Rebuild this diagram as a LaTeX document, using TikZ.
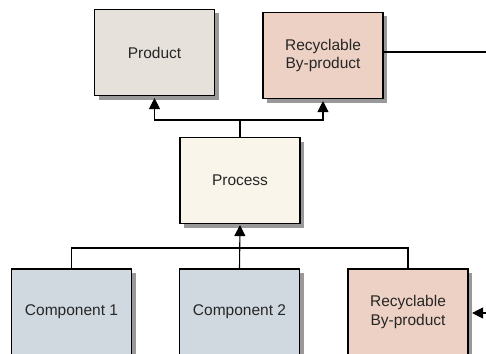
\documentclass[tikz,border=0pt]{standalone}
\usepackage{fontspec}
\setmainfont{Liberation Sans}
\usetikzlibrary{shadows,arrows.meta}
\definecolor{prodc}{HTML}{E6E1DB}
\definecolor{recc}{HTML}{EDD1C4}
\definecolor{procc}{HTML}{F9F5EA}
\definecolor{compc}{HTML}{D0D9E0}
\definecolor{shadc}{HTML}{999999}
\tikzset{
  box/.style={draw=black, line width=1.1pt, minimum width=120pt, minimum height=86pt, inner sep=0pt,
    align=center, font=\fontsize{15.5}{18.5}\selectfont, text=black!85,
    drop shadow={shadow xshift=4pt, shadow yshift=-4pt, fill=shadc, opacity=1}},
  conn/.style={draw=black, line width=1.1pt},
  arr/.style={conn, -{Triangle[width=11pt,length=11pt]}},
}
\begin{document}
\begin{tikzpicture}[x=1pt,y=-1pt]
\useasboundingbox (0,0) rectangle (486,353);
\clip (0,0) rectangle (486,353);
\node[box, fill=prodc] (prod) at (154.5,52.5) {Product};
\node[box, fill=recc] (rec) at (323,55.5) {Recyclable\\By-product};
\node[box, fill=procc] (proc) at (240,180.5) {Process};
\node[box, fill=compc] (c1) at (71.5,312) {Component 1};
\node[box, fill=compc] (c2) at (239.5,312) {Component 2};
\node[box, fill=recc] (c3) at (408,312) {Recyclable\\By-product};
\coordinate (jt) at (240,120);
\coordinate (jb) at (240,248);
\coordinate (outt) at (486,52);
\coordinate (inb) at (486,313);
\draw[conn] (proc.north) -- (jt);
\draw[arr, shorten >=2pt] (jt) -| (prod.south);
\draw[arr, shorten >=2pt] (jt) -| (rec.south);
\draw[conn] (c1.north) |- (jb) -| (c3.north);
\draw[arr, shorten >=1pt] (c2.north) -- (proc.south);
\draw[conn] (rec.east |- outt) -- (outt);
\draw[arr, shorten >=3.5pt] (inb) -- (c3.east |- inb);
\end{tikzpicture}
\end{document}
----------------
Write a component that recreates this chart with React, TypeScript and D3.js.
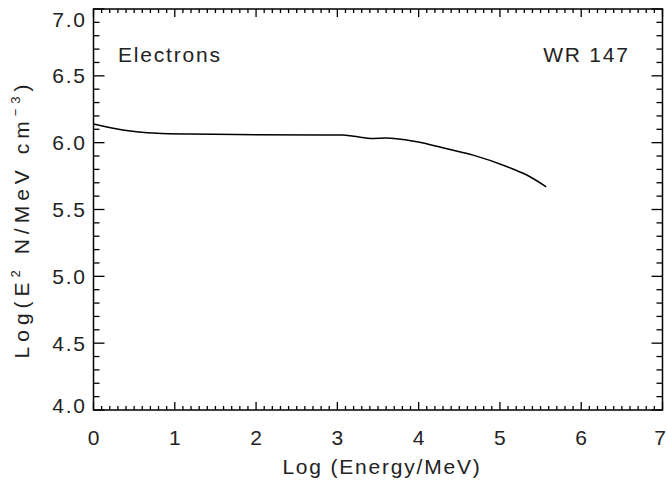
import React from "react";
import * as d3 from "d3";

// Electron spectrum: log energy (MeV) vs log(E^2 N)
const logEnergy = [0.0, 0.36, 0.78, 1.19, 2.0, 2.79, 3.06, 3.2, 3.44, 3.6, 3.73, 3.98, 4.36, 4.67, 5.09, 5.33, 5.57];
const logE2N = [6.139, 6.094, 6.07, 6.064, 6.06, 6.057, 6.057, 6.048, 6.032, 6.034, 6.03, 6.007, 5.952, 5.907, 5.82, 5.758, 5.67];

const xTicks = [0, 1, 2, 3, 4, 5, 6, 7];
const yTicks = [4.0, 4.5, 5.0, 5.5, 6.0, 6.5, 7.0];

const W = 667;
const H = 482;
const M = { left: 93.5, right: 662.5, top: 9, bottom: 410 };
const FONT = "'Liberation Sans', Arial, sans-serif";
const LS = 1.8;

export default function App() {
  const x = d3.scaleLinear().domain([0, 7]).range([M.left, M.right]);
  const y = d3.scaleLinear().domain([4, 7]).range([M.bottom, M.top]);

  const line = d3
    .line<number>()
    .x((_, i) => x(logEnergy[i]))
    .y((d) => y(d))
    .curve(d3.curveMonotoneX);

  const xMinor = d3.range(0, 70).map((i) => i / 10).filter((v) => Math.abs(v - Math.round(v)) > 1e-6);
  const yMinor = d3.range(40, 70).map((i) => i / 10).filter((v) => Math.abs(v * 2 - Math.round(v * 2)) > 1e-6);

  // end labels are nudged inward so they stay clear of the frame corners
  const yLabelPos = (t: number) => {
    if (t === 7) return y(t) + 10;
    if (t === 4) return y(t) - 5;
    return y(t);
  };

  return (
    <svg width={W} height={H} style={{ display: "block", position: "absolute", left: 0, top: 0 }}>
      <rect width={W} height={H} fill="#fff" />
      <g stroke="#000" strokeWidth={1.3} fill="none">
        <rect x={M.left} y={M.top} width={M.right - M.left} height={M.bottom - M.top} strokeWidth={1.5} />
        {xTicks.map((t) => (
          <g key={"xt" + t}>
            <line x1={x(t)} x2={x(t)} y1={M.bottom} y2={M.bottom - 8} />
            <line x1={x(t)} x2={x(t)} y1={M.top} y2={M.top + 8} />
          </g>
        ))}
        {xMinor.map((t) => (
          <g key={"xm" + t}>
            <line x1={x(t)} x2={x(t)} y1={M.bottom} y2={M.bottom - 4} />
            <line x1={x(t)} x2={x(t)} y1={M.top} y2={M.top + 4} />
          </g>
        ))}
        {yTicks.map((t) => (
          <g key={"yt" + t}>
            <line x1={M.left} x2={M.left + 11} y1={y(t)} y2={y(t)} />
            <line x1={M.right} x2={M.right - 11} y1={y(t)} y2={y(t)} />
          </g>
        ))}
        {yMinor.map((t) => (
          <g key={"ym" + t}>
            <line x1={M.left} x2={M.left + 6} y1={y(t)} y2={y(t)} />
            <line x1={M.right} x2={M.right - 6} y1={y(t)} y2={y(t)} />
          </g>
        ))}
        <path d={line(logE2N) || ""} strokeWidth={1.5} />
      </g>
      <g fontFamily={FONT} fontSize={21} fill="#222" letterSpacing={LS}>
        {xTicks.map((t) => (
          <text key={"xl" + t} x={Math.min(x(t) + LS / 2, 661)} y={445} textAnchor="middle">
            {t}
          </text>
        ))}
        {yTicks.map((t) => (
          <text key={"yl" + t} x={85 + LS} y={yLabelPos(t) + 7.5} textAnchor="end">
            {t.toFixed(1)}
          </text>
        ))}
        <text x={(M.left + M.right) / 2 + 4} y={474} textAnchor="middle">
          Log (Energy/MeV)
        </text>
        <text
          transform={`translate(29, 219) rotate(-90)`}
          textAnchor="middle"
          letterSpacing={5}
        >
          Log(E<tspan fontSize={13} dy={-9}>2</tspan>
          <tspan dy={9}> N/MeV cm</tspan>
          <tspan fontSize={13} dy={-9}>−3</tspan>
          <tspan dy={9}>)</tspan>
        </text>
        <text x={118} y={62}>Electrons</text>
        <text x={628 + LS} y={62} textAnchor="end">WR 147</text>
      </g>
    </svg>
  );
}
----------------
**OBJECTIVE:**
Work out how many lines in the records above hold the string "this", then give only that count.

**TASK ANSWER:**
2